For somebody not on the list? Obviously he shouldn't receive list
messages unrelated to any that he might have submitted. If he wants
copies of any extended discussion (such as the example below) he'll
have to indicate so and rely on list members to cooperate with that
request.



That is a problem which an intelligent server as proposed can address
automatically.

I fail to see how that will work (i.e. automatically) for list
non-members.

basic function of a mailing list is to facilitate human group
communication by distributing messages to that group. The humans
involved need to indicate (to the other humans) their individual
preferences for responses [do they want responses to go only to
the list, do they want personal responses only, do they want both,
etc.]. 


But the list server can act as a proxy for these mundane tasks.  If
the human can indicate his response preferences inside the message he
is sending, then surely the human can tell the server those response
preferences once, and the server can then insert these inside all the
messages being transmitted to the list.

You seem to be assuming that each author will want to indicate
the same response addresses for each message, which is not
necessarily the case.

* lacking strong authentication in the core mail protocol, it
 is not possible for mailing list software (or humans for that
 matter) to accurately determine the identity of a message
 author or sender [without depending on the sender to include
 some optional authentication information such as a digital
 signature].  Inability to identify the author/sender means
 an inability to perform some feat of magic based on author/
 sender identity.


The identity/authentication of the author is not of concern (more
precisely, all these problems exist now in exactly this same form -
you expect other humans on the mailing list to accurately determine
the identity of some message's author, and send him a courtesy copy
etc. - does that make authors magicians?)

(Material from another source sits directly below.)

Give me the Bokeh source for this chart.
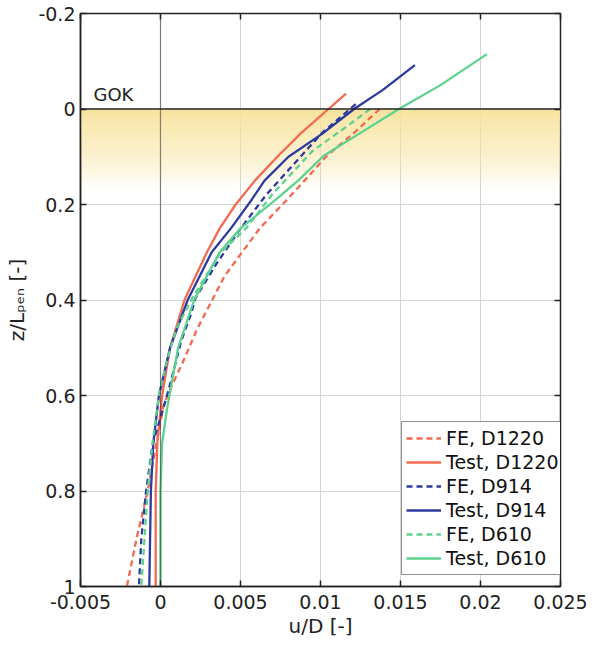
import numpy as np
from bokeh.plotting import figure
from bokeh.models import Range1d, FixedTicker, LinearAxis, Span, Label
from bokeh.embed import file_html
from bokeh.resources import INLINE

# ---------------- data ----------------
x_ticks = [-0.005, 0.0, 0.005, 0.01, 0.015, 0.02, 0.025]
x_tick_labels = ["-0.005", "0", "0.005", "0.01", "0.015", "0.02", "0.025"]
y_ticks = [-0.2, 0.0, 0.2, 0.4, 0.6, 0.8, 1.0]
y_tick_labels = ["-0.2", "0", "0.2", "0.4", "0.6", "0.8", "1"]

fe_d1220_z = [0.0, 0.05, 0.098, 0.15, 0.19, 0.25, 0.3, 0.35, 0.415, 0.46, 0.53, 0.58, 0.62, 0.7, 0.8, 0.9, 1.0]
fe_d1220_u = [0.0137, 0.0121, 0.0104, 0.0090, 0.0079, 0.0062, 0.0051, 0.0040, 0.0030, 0.0023, 0.0014, 0.0007, 0.0002, -0.00025, -0.0008, -0.0015, -0.0021]

test_d1220_z = [-0.032, 0.0, 0.05, 0.1, 0.15, 0.2, 0.25, 0.3, 0.4, 0.5, 0.6, 0.7, 0.8, 0.9, 1.0]
test_d1220_u = [0.0116, 0.0105, 0.0088, 0.0073, 0.0059, 0.0047, 0.0037, 0.0029, 0.0015, 0.0006, 0.0001, -0.0002, -0.0003, -0.0003, -0.0003]

fe_d914_z = [-0.01, 0.05, 0.113, 0.18, 0.255, 0.324, 0.395, 0.43, 0.485, 0.568, 0.63, 0.7, 0.8, 0.9, 1.0]
fe_d914_u = [0.0122, 0.0101, 0.0084, 0.0066, 0.0049, 0.0035, 0.0022, 0.0019, 0.0013, 0.00067, 0.00015, -0.00048, -0.0009, -0.0012, -0.00135]

test_d914_z = [-0.092, -0.04, 0.0, 0.052, 0.1, 0.15, 0.19, 0.25, 0.3, 0.4, 0.5, 0.6, 0.7, 0.8, 0.9, 1.0]
test_d914_u = [0.0159, 0.0139, 0.0121, 0.0101, 0.0080, 0.0065, 0.0057, 0.0044, 0.0032, 0.0017, 0.0006, -0.0001, -0.00045, -0.0006, -0.00065, -0.0007]

fe_d610_z = [0.0, 0.04, 0.088, 0.178, 0.248, 0.303, 0.395, 0.46, 0.527, 0.6, 0.7, 0.8, 0.9, 1.0]
fe_d610_u = [0.0131, 0.0115, 0.0095, 0.0070, 0.0054, 0.0037, 0.0020, 0.0010, 0.0004, -0.0001, -0.0005, -0.0008, -0.0010, -0.0012]

test_d610_z = [-0.115, -0.05, 0.0, 0.05, 0.098, 0.15, 0.19, 0.25, 0.3, 0.4, 0.5, 0.63, 0.7, 0.8, 0.9, 1.0]
test_d610_u = [0.0204, 0.0175, 0.0149, 0.0125, 0.0102, 0.0086, 0.0072, 0.0050, 0.0037, 0.0021, 0.0011, 0.0004, 0.0001, 0.0, 0.0, 0.0]

series = [
    ("FE, D1220", fe_d1220_u, fe_d1220_z, "#F4694F", "6 4"),
    ("Test, D1220", test_d1220_u, test_d1220_z, "#F4694F", None),
    ("FE, D914", fe_d914_u, fe_d914_z, "#2D3A9F", "6 4"),
    ("Test, D914", test_d914_u, test_d914_z, "#2D3A9F", None),
    ("FE, D610", fe_d610_u, fe_d610_z, "#5ED18F", "6 4"),
    ("Test, D610", test_d610_u, test_d610_z, "#5ED18F", None),
]

ground_level = 0.0
band_depth = 0.17
gok_label_z = -0.03
FONT = "DejaVu Sans"

# ---------------- figure ----------------
p = figure(width=588, height=641,
           x_range=Range1d(x_ticks[0], x_ticks[-1]),
           y_range=Range1d(y_ticks[-1], y_ticks[0]),
           output_backend="svg", toolbar_location=None,
           min_border_left=80, min_border_right=28,
           min_border_top=13, min_border_bottom=55)

p.outline_line_color = "#222222"
p.outline_line_width = 1.5
p.background_fill_color = "white"
p.border_fill_color = "white"

# gradient band below ground level
n = 40
edges = np.linspace(ground_level, band_depth, n + 1)
tt = (edges[:-1] + edges[1:]) / 2 / band_depth
alphas = np.clip(1 - tt ** 1.4, 0, 1) * 0.95
p.quad(left=x_ticks[0], right=x_ticks[-1], top=edges[:-1], bottom=edges[1:],
       fill_color="#F8E29C", fill_alpha=alphas, line_color=None)

# axes
for ax, ticks, labels in ((p.xaxis[0], x_ticks, x_tick_labels), (p.yaxis[0], y_ticks, y_tick_labels)):
    ax.ticker = FixedTicker(ticks=ticks)
    ax.major_label_overrides = dict(zip(ticks, labels))
    ax.major_tick_in = 6
    ax.major_tick_out = 0
    ax.minor_tick_line_color = None
    ax.axis_line_color = "#222222"
    ax.axis_line_width = 1.5
    ax.major_tick_line_color = "#222222"
    ax.major_tick_line_width = 1.5
    ax.major_label_text_font = FONT
    ax.major_label_text_font_size = "19px"
    ax.major_label_text_color = "#222222"
    ax.axis_label_text_font = FONT
    ax.axis_label_text_font_size = "20px"
    ax.axis_label_text_font_style = "normal"
    ax.axis_label_text_color = "#222222"
p.xaxis.major_label_standoff = 8
p.yaxis.major_label_standoff = 5
p.xaxis.axis_label = "u/D [-]"
p.xaxis.axis_label_standoff = 2
p.yaxis.axis_label = "z/L\u209a\u2091\u2099 [-]"
p.yaxis.axis_label_standoff = 6

top_ax = LinearAxis(ticker=FixedTicker(ticks=x_ticks))
right_ax = LinearAxis(ticker=FixedTicker(ticks=y_ticks))
for ax in (top_ax, right_ax):
    ax.major_tick_in = 6
    ax.major_tick_out = 0
    ax.minor_tick_line_color = None
    ax.axis_line_color = None
    ax.major_tick_line_color = "#222222"
    ax.major_tick_line_width = 1.5
    ax.major_label_text_color = None
    ax.major_label_text_font_size = "0px"
    ax.major_label_standoff = 0
p.add_layout(top_ax, "above")
p.add_layout(right_ax, "right")

p.xgrid.ticker = FixedTicker(ticks=x_ticks)
p.ygrid.ticker = FixedTicker(ticks=y_ticks)
p.grid.grid_line_color = "#d4d4d4"
p.grid.grid_line_width = 1

# ground line and zero line
p.add_layout(Span(location=ground_level, dimension="width", line_color="#222222", line_width=1.5))
p.add_layout(Span(location=0.0, dimension="height", line_color="#222222", line_width=1.2, line_dash="1 1"))

# curves
for name, u, z, col, dash in series:
    kw = dict(line_dash=dash) if dash else {}
    p.line(u, z, line_color=col, line_width=2.3, legend_label=name, **kw)

# legend
lg = p.legend[0]
lg.location = (321, 11)
lg.border_line_color = "#222222"
lg.border_line_width = 1.5
lg.background_fill_color = "white"
lg.background_fill_alpha = 1
lg.label_text_font = FONT
lg.label_text_font_size = "19px"
lg.label_text_color = "#111111"
lg.glyph_width = 35
lg.glyph_height = 24
lg.label_height = 24
lg.spacing = 0
lg.padding = 4
lg.margin = 0
lg.label_standoff = 5

# GOK label
p.add_layout(Label(x=x_ticks[0], y=gok_label_z, x_offset=13, text="GOK",
                   text_font=FONT, text_font_size="18px", text_color="#222222",
                   text_baseline="alphabetic"))

open("out.html", "w").write(file_html(p, INLINE))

The point is that expecting mailing list software to do more
than expand distribution has authentication implications
above and beyond the issue of how recipients deal with (lack
of) authentication.  A recipient who wishes to prepare some
sort of response needs to decide whether to respond in
accordance with any (possibly message-specific) recommendation
made by the original message author and act accordingly,
and that would not change with the hypothetical "intelligent"
remailer as I understand your description to date.